Delta G was reported to have carried out research to create nerve gases that could immobilise enemy forces for a number of hours but not kill them, making it possible to overrun strategic installations without exposing friendly forces to dangerous compounds.

Lieutenant-Colonel Charles Landman, head of a special police team set up to probe a string of murders apparently connected to red mercury, confirmed he also had evidence that Delta G had bought more than two tons of yellow mercuric oxide from controversial Natal-based mercury recyclers Thor Chemicals in September 1991.

Agenda producer Jacques Pauw said there was evidence that yellow mercuric oxide was one of the “building blocks” of red mercury, the substance said to make nuclear devices smaller and more effective.

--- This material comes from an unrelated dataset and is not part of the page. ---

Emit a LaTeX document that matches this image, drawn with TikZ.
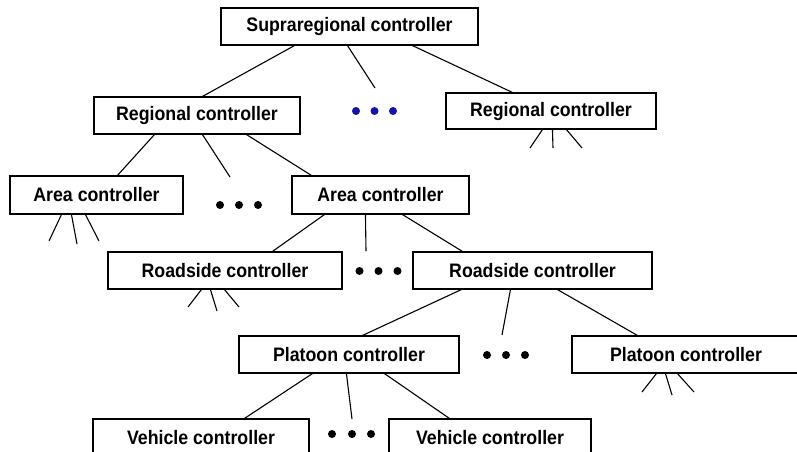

He pointed out that Thor Chemicals executive Alan Kidger was murdered two months after the Delta G deal. Kidger’s gruesome death — he was found completely dismembered and smeared with a black oily substance — has been linked to the trade in red mercury by police investigations.

Agenda produced strong evidence that at least two other murders — those of Durban armaments dealers Don Juan Lange in June last year and Dirk Stoffberg in July — were connected to the trade in red mercury. Both murders were originally thought to have been suicides, but murder dockets were later opened.

Agenda produced documentary evidence of deals in the substance.